Three moves before the capital ask
If you are inside a quarter where someone is asking for a second line, a major retrofit, or an automation spend, three diagnostic moves come before the capital case. Run them in order; do not skip the first one because the executives have already decided.
First, instrument the existing asset for one full production cycle. Wireless sensors on the line, real OEE math, segregating planned downtime from unplanned, changeover loss from quality loss, micro-stops from blocked-and-starved. One full cycle is enough to see whether the rated-versus-realized gap is 5 percent or 25 percent. The Chicago bakery in the lead story is about to do exactly this, before the second oven line gets specified, and the answer to whether the West Coast prospect needs new asset or recovered asset will land in the first 30 days of data. We have repeatedly seen double-digit percentages of nameplate capacity sitting inside an existing line on comparable builds; that recovered capacity funds a lot of West Coast.
Second, when a supplier hands you a structural recommendation in response to a defect, ask them what system interaction they have ruled out. A one-percent jam rate is a behavior, not a design. Make them prove the defect is in the box geometry before you let them ship you a different box. Eight times out of ten the trial under load tells you the line is operating outside the carton's tested window, and the cheaper fix is operational, not structural. The other two times you have the data to negotiate the spec change with the actual root cause in hand, instead of with the supplier's first guess.

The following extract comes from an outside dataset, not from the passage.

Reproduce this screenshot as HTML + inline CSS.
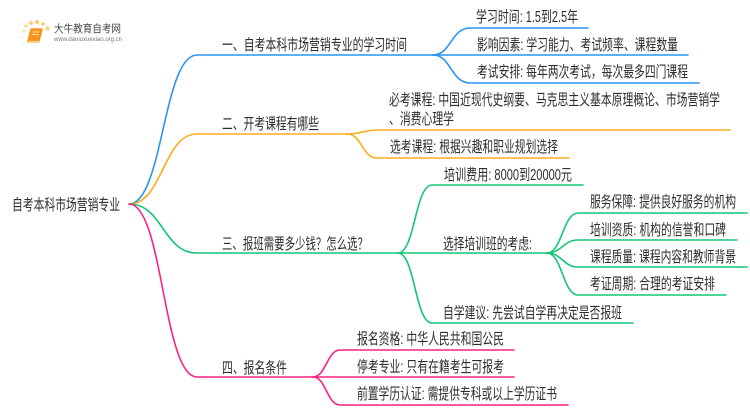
<!DOCTYPE html>
<html>
<head>
<meta charset="utf-8">
<style>
html,body{margin:0;padding:0;background:#fff;width:750px;height:410px;overflow:hidden}
svg{display:block}
text{font-family:"Liberation Sans","Noto Sans CJK SC",sans-serif;fill:#2e2e2e;font-size:15.500px}
path{fill:none;stroke-width:1.6;stroke-linecap:round}
.b path{stroke:#2a93f5}
.o path{stroke:#fbad1c}
.g path{stroke:#14c574}
.p path{stroke:#fb2180}
</style>
</head>
<body>
<svg width="750" height="410" viewBox="0 0 750 410" xmlns="http://www.w3.org/2000/svg">
<!-- Logo -->
<g>
<circle cx="24" cy="31" r="1.5" fill="#fde3a8"/>
<circle cx="22" cy="37" r="1.2" fill="#fde9bd"/>
<circle cx="26" cy="26" r="1.7" fill="#fbd98c"/>
<circle cx="31" cy="23" r="2" fill="#fbd17a"/>
<circle cx="37" cy="22" r="2" fill="#fbcb66"/>
<circle cx="43" cy="24" r="1.8" fill="#fbcb66"/>
<circle cx="47.500" cy="28.500" r="2.200" fill="#fbd17a"/>
<circle cx="23" cy="43" r="1" fill="#fdeecb"/>
<path d="M31 29 L42 29 L39 41 L28 41 Z" style="fill:#f7941d;stroke:#f7941d;stroke-width:1.500;stroke-linejoin:round"/>
<path d="M28 41 L39 41 L38.500 42.500 L27.500 42.500 Z" style="fill:#fde3a8;stroke:#f7a733;stroke-width:.6"/>
<path d="M33 32 L39 32 M32.500 34.500 L38.500 34.500" style="stroke:#fde3a8;stroke-width:.9"/>
<text x="54" y="32" textLength="67" lengthAdjust="spacingAndGlyphs" style="font-size:10.500px;fill:#444">大牛教育自考网</text>
<path d="M54 33.500 L121 33.500" style="stroke:#ddd;stroke-width:.6"/>
<text x="54" y="41" textLength="68" lengthAdjust="spacingAndGlyphs" style="font-size:6.500px;fill:#777">www.daniuxuexiao.org.cn</text>
</g>

<!-- Blue -->
<g class="b">
<path d="M129 204 C163 204 163 55 197 55 L433 55"/>
<path d="M433 55 C451 55 451 28 470 28 L588 28"/>
<path d="M433 55 L688 55"/>
<path d="M433 55 C451 55 451 83 470 83 L699 83"/>
</g>
<!-- Orange -->
<g class="o">
<path d="M129 204 C163 204 163 134 197 134 L347 134"/>
<path d="M347 134 C362 134 362 130 380 130 L730 130"/>
<path d="M347 134 C362 134 362 158 377 158 L569 158"/>
</g>
<!-- Green -->
<g class="g">
<path d="M129 204 C163 204 163 253 197 253 L398 253"/>
<path d="M398 253 C415 253 415 185 432 185 L583 185"/>
<path d="M398 253 L547 253"/>
<path d="M398 253 C415 253 415 323 432 323 L633 323"/>
<path d="M547 253 C562 253 563 213 578 213 L747 213"/>
<path d="M547 253 C562 253 563 240 578 240 L737 240"/>
<path d="M547 253 C562 253 563 267 578 267 L747 267"/>
<path d="M547 253 C562 253 563 295 578 295 L726 295"/>
</g>
<!-- Pink -->
<g class="p">
<path d="M129 204 C163 204 163 377 197 377 L313 377"/>
<path d="M313 377 C326 377 327 350 340 350 L514 350"/>
<path d="M313 377 L514 377"/>
<path d="M313 377 C326 377 327 405 340 405 L568 405"/>
</g>

<!-- Labels -->
<text x="12" y="210" textLength="108" lengthAdjust="spacingAndGlyphs">自考本科市场营销专业</text>

<text x="222" y="50" textLength="185" lengthAdjust="spacingAndGlyphs">一、自考本科市场营销专业的学习时间</text>
<text x="222" y="129" textLength="97" lengthAdjust="spacingAndGlyphs">二、开考课程有哪些</text>
<text x="222" y="249" textLength="146" lengthAdjust="spacingAndGlyphs">三、报班需要多少钱？怎么选？</text>
<text x="222" y="373" textLength="65" lengthAdjust="spacingAndGlyphs">四、报名条件</text>

<text x="476" y="22" textLength="102" lengthAdjust="spacingAndGlyphs">学习时间: 1.5到2.5年</text>
<text x="477" y="50" textLength="201" lengthAdjust="spacingAndGlyphs">影响因素: 学习能力、考试频率、课程数量</text>
<text x="477" y="77" textLength="211" lengthAdjust="spacingAndGlyphs">考试安排: 每年两次考试，每次最多四门课程</text>

<text x="389" y="105" textLength="331" lengthAdjust="spacingAndGlyphs">必考课程: 中国近现代史纲要、马克思主义基本原理概论、市场营销学</text>
<text x="389" y="124" textLength="65" lengthAdjust="spacingAndGlyphs">、消费心理学</text>
<text x="390" y="152" textLength="168" lengthAdjust="spacingAndGlyphs">选考课程: 根据兴趣和职业规划选择</text>

<text x="444" y="180" textLength="128" lengthAdjust="spacingAndGlyphs">培训费用: 8000到20000元</text>
<text x="443" y="249" textLength="89" lengthAdjust="spacingAndGlyphs">选择培训班的考虑:</text>
<text x="443" y="318" textLength="179" lengthAdjust="spacingAndGlyphs">自学建议: 先尝试自学再决定是否报班</text>

<text x="590" y="207" textLength="146" lengthAdjust="spacingAndGlyphs">服务保障: 提供良好服务的机构</text>
<text x="590" y="235" textLength="136" lengthAdjust="spacingAndGlyphs">培训资质: 机构的信誉和口碑</text>
<text x="590" y="262" textLength="146" lengthAdjust="spacingAndGlyphs">课程质量: 课程内容和教师背景</text>
<text x="590" y="289" textLength="125" lengthAdjust="spacingAndGlyphs">考证周期: 合理的考证安排</text>

<text x="357" y="344" textLength="147" lengthAdjust="spacingAndGlyphs">报名资格: 中华人民共和国公民</text>
<text x="357" y="372" textLength="147" lengthAdjust="spacingAndGlyphs">停考专业: 只有在籍考生可报考</text>
<text x="357" y="399" textLength="200" lengthAdjust="spacingAndGlyphs">前置学历认证: 需提供专科或以上学历证书</text>
</svg>
</body>
</html>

Third, when you cost out a labor program, walk the labor-heavy station and trace the sequence that created the labor demand. If the answer is upstream layout, the labor savings are a capacity story and you should book the value against both lines on the P&L. If the answer is genuinely manual operation that automation cannot reach, the labor savings are a cost story and you should value them lower. Most operations leaders book the cost-story value on everything. That leaves money on the table at proposal time and makes the second-line decision look more urgent than it is.
The line you already own
The second oven, the bigger master case, the 48 fewer palletizers: each is the visible shape of a buried question. The buried question is what your existing system would produce if you measured it correctly and ran it inside the window it was designed for. Find that number first. It is almost always larger than the operating team believes and almost always smaller than the spec sheet promises, and the gap between the two is the budget for the next year.